Your task is to repeat all of the data exactly while excluding the pictures.

=-=-=-=-=

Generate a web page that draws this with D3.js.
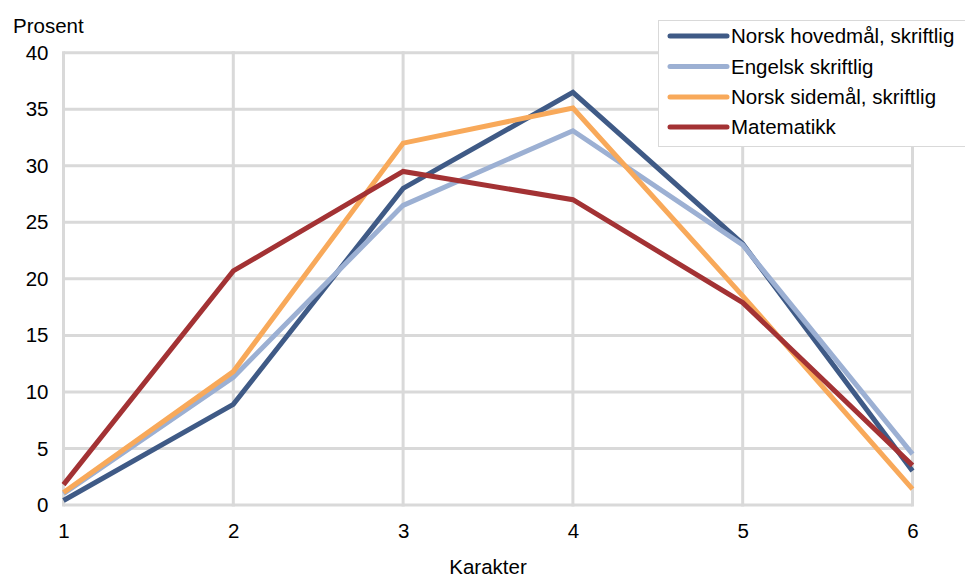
<!DOCTYPE html>
<html><head><meta charset="utf-8">
<script src="https://cdn.jsdelivr.net/npm/d3@7"></script>
<style>body{margin:0;background:#fff}svg{display:block}text{font-family:"Liberation Sans",Arial,sans-serif;fill:#000}</style>
</head><body><svg id="c" width="965" height="577"></svg>
<script>
const categories = [1, 2, 3, 4, 5, 6];
const yTicks = [0, 5, 10, 15, 20, 25, 30, 35, 40];
const seriesNames = ["Norsk hovedmål, skriftlig", "Engelsk skriftlig", "Norsk sidemål, skriftlig", "Matematikk"];
const seriesColors = ["#3f5a86", "#9cb0d3", "#f8a95a", "#a33234"];
const norskHoved = [0.4, 8.9, 28.0, 36.5, 23.1, 3.0];
const engelsk = [1.0, 11.3, 26.5, 33.1, 23.0, 4.5];
const norskSide = [1.1, 11.8, 32.0, 35.1, 18.5, 1.4];
const matematikk = [1.8, 20.7, 29.5, 27.0, 17.9, 3.5];
const seriesValues = [norskHoved, engelsk, norskSide, matematikk];

const FS = "20.5px";
const svg = d3.select("#c");
const x = d3.scaleLinear().domain([1, 6]).range([63.5, 912.5]);
const y = d3.scaleLinear().domain([0, 40]).range([505, 52.7]);
const grid = "#d9d9d9";

svg.append("g").selectAll("line").data(yTicks).join("line")
  .attr("x1", x(1)).attr("x2", x(6)).attr("y1", d => y(d)).attr("y2", d => y(d))
  .attr("stroke", grid).attr("stroke-width", 3);
svg.append("g").selectAll("line").data(categories).join("line")
  .attr("x1", d => x(d)).attr("x2", d => x(d)).attr("y1", y(0) + 1.5).attr("y2", y(40) - 1.5)
  .attr("stroke", grid).attr("stroke-width", 3);

const yAxis = d3.axisLeft(y).tickValues(yTicks).tickSize(0).tickPadding(15);
const ya = svg.append("g").attr("transform", `translate(${x(1)},0)`).call(yAxis);
ya.select(".domain").remove();
ya.selectAll("text").style("font-size", FS).style("font-family", '"Liberation Sans",Arial,sans-serif').attr("fill", "#000");

const xAxis = d3.axisBottom(x).tickValues(categories).tickFormat(d3.format("d")).tickSize(0).tickPadding(18);
const xa = svg.append("g").attr("transform", `translate(0,${y(0)})`).call(xAxis);
xa.select(".domain").remove();
xa.selectAll("text").style("font-size", FS).style("font-family", '"Liberation Sans",Arial,sans-serif').attr("fill", "#000");

svg.append("text").attr("x", 13).attr("y", 33).style("font-size", FS).text("Prosent");
svg.append("text").attr("x", 488).attr("y", 574).attr("text-anchor", "middle").style("font-size", FS).text("Karakter");

const line = d3.line().x((d, i) => x(categories[i])).y(d => y(d));
svg.append("g").selectAll("path").data(seriesValues).join("path")
  .attr("d", d => line(d)).attr("fill", "none")
  .attr("stroke", (d, i) => seriesColors[i]).attr("stroke-width", 5)
  .attr("stroke-linejoin", "miter");

const lg = svg.append("g");
lg.append("rect").attr("x", 658.5).attr("y", 20.5).attr("width", 320).attr("height", 126)
  .attr("fill", "#fff").attr("stroke", grid).attr("stroke-width", 1);
const rowY = [36, 66.5, 97, 127];
seriesNames.forEach((n, i) => {
  lg.append("line").attr("x1", 670).attr("x2", 727).attr("y1", rowY[i]).attr("y2", rowY[i])
    .attr("stroke", seriesColors[i]).attr("stroke-width", 5).attr("stroke-linecap", "round");
  lg.append("text").attr("x", 731).attr("y", rowY[i]).attr("dy", "0.35em").style("font-size", FS).text(n);
});
</script></body></html>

=-=-=-=-=

- Task output:
Generate a web page that draws this with D3.js.
<!DOCTYPE html>
<html><head><meta charset="utf-8">
<script src="https://cdn.jsdelivr.net/npm/d3@7"></script>
<style>body{margin:0;background:#fff}svg{display:block}text{font-family:"Liberation Sans",Arial,sans-serif;fill:#000}</style>
</head><body><svg id="c" width="965" height="577"></svg>
<script>
const categories = [1, 2, 3, 4, 5, 6];
const yTicks = [0, 5, 10, 15, 20, 25, 30, 35, 40];
const seriesNames = ["Norsk hovedmål, skriftlig", "Engelsk skriftlig", "Norsk sidemål, skriftlig", "Matematikk"];
const seriesColors = ["#3f5a86", "#9cb0d3", "#f8a95a", "#a33234"];
const norskHoved = [0.4, 8.9, 28.0, 36.5, 23.1, 3.0];
const engelsk = [1.0, 11.3, 26.5, 33.1, 23.0, 4.5];
const norskSide = [1.1, 11.8, 32.0, 35.1, 18.5, 1.4];
const matematikk = [1.8, 20.7, 29.5, 27.0, 17.9, 3.5];
const seriesValues = [norskHoved, engelsk, norskSide, matematikk];

const FS = "20.5px";
const svg = d3.select("#c");
const x = d3.scaleLinear().domain([1, 6]).range([63.5, 912.5]);
const y = d3.scaleLinear().domain([0, 40]).range([505, 52.7]);
const grid = "#d9d9d9";

svg.append("g").selectAll("line").data(yTicks).join("line")
  .attr("x1", x(1)).attr("x2", x(6)).attr("y1", d => y(d)).attr("y2", d => y(d))
  .attr("stroke", grid).attr("stroke-width", 3);
svg.append("g").selectAll("line").data(categories).join("line")
  .attr("x1", d => x(d)).attr("x2", d => x(d)).attr("y1", y(0) + 1.5).attr("y2", y(40) - 1.5)
  .attr("stroke", grid).attr("stroke-width", 3);

const yAxis = d3.axisLeft(y).tickValues(yTicks).tickSize(0).tickPadding(15);
const ya = svg.append("g").attr("transform", `translate(${x(1)},0)`).call(yAxis);
ya.select(".domain").remove();
ya.selectAll("text").style("font-size", FS).style("font-family", '"Liberation Sans",Arial,sans-serif').attr("fill", "#000");

const xAxis = d3.axisBottom(x).tickValues(categories).tickFormat(d3.format("d")).tickSize(0).tickPadding(18);
const xa = svg.append("g").attr("transform", `translate(0,${y(0)})`).call(xAxis);
xa.select(".domain").remove();
xa.selectAll("text").style("font-size", FS).style("font-family", '"Liberation Sans",Arial,sans-serif').attr("fill", "#000");

svg.append("text").attr("x", 13).attr("y", 33).style("font-size", FS).text("Prosent");
svg.append("text").attr("x", 488).attr("y", 574).attr("text-anchor", "middle").style("font-size", FS).text("Karakter");

const line = d3.line().x((d, i) => x(categories[i])).y(d => y(d));
svg.append("g").selectAll("path").data(seriesValues).join("path")
  .attr("d", d => line(d)).attr("fill", "none")
  .attr("stroke", (d, i) => seriesColors[i]).attr("stroke-width", 5)
  .attr("stroke-linejoin", "miter");

const lg = svg.append("g");
lg.append("rect").attr("x", 658.5).attr("y", 20.5).attr("width", 320).attr("height", 126)
  .attr("fill", "#fff").attr("stroke", grid).attr("stroke-width", 1);
const rowY = [36, 66.5, 97, 127];
seriesNames.forEach((n, i) => {
  lg.append("line").attr("x1", 670).attr("x2", 727).attr("y1", rowY[i]).attr("y2", rowY[i])
    .attr("stroke", seriesColors[i]).attr("stroke-width", 5).attr("stroke-linecap", "round");
  lg.append("text").attr("x", 731).attr("y", rowY[i]).attr("dy", "0.35em").style("font-size", FS).text(n);
});
</script></body></html>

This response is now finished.